Mythe 31 : Waeki wawen et waeki xeroen : Waro
Waeki Wawen et Waeki Xeroen sont deux plantes qui cultivent dans la savane. Elles décident d’aller se baigner à la mer, à Leon. Surprises par l’obscurité, elles passent la nuit dans une grotte du rivage. Pendant leur sommeil, une voix leur dit que du poisson a été déposé pour elles. Au matin elles le préparent puis rentrent pour le manger. Bientôt elles décident de retourner à la mer, non sans emporter des ignames afin de remercier leur mystérieux pourvoyeur de poissons. Au rivage, elles les grillent et les placent là où elles trouvèrent le poisson. La nuit venue, la voix se fait entendre : des langoustes sont là pour elles. Elles signalent les ignames préparées à l’intention du bienfaiteur. Au matin, elles préparent les langoustes et retournent chez elles pour les manger. Un jour, elles décident de retourner à la mer afin de connaître l’énigmatique visiteur nocturne. Au milieu de la nuit, celui-ci arrive avec du poisson et trouve d’autres ignames. Les deux Waeki demandent à le voir. Il refuse car, dit-il, il est un yaac effrayant : Waro. Sur l’insistance des deux Waeki, il accepte de se montrer au matin. Apparaissent alors ses cheveux qui, tels des tentacules, poursuivent les deux Waeki qui s’enfuient. Les cheveux les rattrapent sur la falaise et les fait redescendre au rivage où elles meurent. Elles sont deux rochers au rivage de Leon.
Mythe 32 : Waeki wawen et waeki xeroen : Warok
Waeki Wawen et Waeki Xeroen sont deux filles de l’intérieur. Un jour, elles se promènent jusqu’à Uni au bord de mer. Elles rencontrent un vieux travaillant dans ses champs de bananiers et de cannes à sucre. Il leur dit s’appeler Warok et leur donne des bananes et des cannes à sucre qu’elles mangent. Puis elles continuent leur chemin. Très vite, elles se rendent compte qu’elles ont oublié le nom du vieux et retournent le lui demander : – Warok, leur répète le vieux. Elles repartent et un peu plus loin que la première fois, elles ne se souviennent plus du nom. Par cinq fois en des lieux toujours plus éloignés, elles oublient le nom. Elles retournent le lui demander à chaque fois. Les voyant revenir encore, le vieux excédé les poursuit très loin jusqu’à la falaise. Elles lui échappent, l’une en grimpant sur un arbre, l’autre en se cachant dans un trou.
2Nous avons plusieurs fois souligné que chez les gens de Maré, l’« épouse » est une « terre cultivable » : zinc, que les « oncles utérins » sont « ceux du chemin de la terre cultivable » : re-la-zine, que les « neveux utérins » sont « poussés (en terre cultivable) » : hna puja (i zine).
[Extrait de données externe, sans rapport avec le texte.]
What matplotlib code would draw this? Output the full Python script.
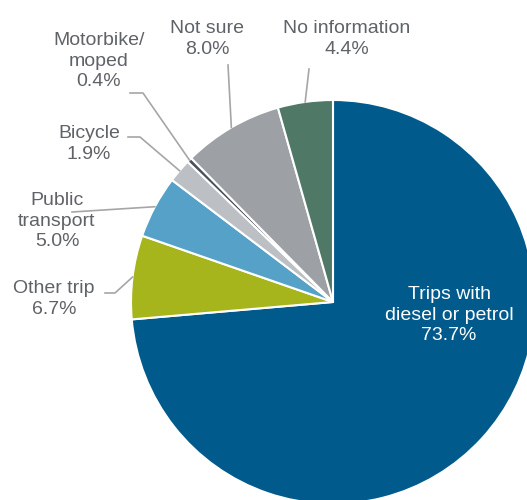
import numpy as np
import matplotlib
matplotlib.use("Agg")
import matplotlib.pyplot as plt

plt.rcParams['font.family'] = ['Liberation Sans', 'DejaVu Sans']

# data (clockwise from 12 o'clock)
categories = ['Trips with\ndiesel or petrol', 'Other trip', 'Public\ntransport', 'Bicycle',
              'Motorbike/\nmoped', 'Not sure', 'No information']
shares = [73.7, 6.7, 5.0, 1.9, 0.4, 8.0, 4.4]
colors = ['#005a8b', '#a6b51b', '#55a1c8', '#bcc0c4', '#4a5259', '#9da1a5', '#4f7966']

W, H = 527, 500
cx, cy, R = 333, 302, 202   # pie centre / radius in pixels (from top)

fig = plt.figure(figsize=(W / 100, H / 100), dpi=100)
ax = fig.add_axes([(cx - R) / W, (H - cy - R) / H, 2 * R / W, 2 * R / H])

wedges, _ = ax.pie(shares, colors=colors, startangle=90, counterclock=False, radius=1,
                   wedgeprops=dict(edgecolor='white', linewidth=1.5))
ax.set_xlim(-1, 1)
ax.set_ylim(-1, 1)
ax.axis('off')


def px(x, y):
    # pixel position (top-left origin) -> data coords
    return (x - cx) / R, (cy - y) / R


txt_col = '#5f6368'
line_col = '#a6a6a6'
fs = 14

# label layout: text centre, leader points (pixels) before reaching the wedge
layout = {
    1: ((54, 299), [(105, 293), (115, 293)]),
    2: ((57, 221), [(72, 212)]),
    3: ((89, 144), [(128, 137), (140, 137)]),
    4: ((99, 61), [(130, 93), (143, 93)]),
    5: ((207, 39), [(228, 65)]),
    6: ((347, 39), [(309, 69)]),
}

for i, w in enumerate(wedges):
    label = '%s\n%.1f%%' % (categories[i], shares[i])
    if i == 0:
        tx, ty = px(449, 315)
        ax.text(tx, ty, label, color='white', fontsize=fs, ha='center', va='center',
                linespacing=1.25)
        continue
    (lx, ly), pts = layout[i]
    tx, ty = px(lx, ly)
    ax.text(tx, ty, label, color=txt_col, fontsize=fs, ha='center', va='center',
            linespacing=1.25, clip_on=False)
    mid = np.deg2rad((w.theta1 + w.theta2) / 2)
    xs = [px(*p)[0] for p in pts] + [np.cos(mid)]
    ys = [px(*p)[1] for p in pts] + [np.sin(mid)]
    ax.plot(xs, ys, color=line_col, linewidth=1.2, clip_on=False)

fig.savefig('out.png', dpi=100)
Cette congruence métaphorique éclaire, sur le plan concret cette fois, ce droit, auquel le neveu peut prétendre, à exploiter des champs sur les terres de son oncle maternel, elle éclaire ce transfert quasi total dont la production horticole fait l’objet entre affins lors des échanges matrimoniaux et de funérailles. Ainsi s’éclaire également cette récurrence dans les fictions mythiques de l’association des thèmes agricoles et matrimoniaux, et donc cette construction du récit où bien souvent les motifs agricoles et matrimoniaux s’emboîtent l’un dans l’autre.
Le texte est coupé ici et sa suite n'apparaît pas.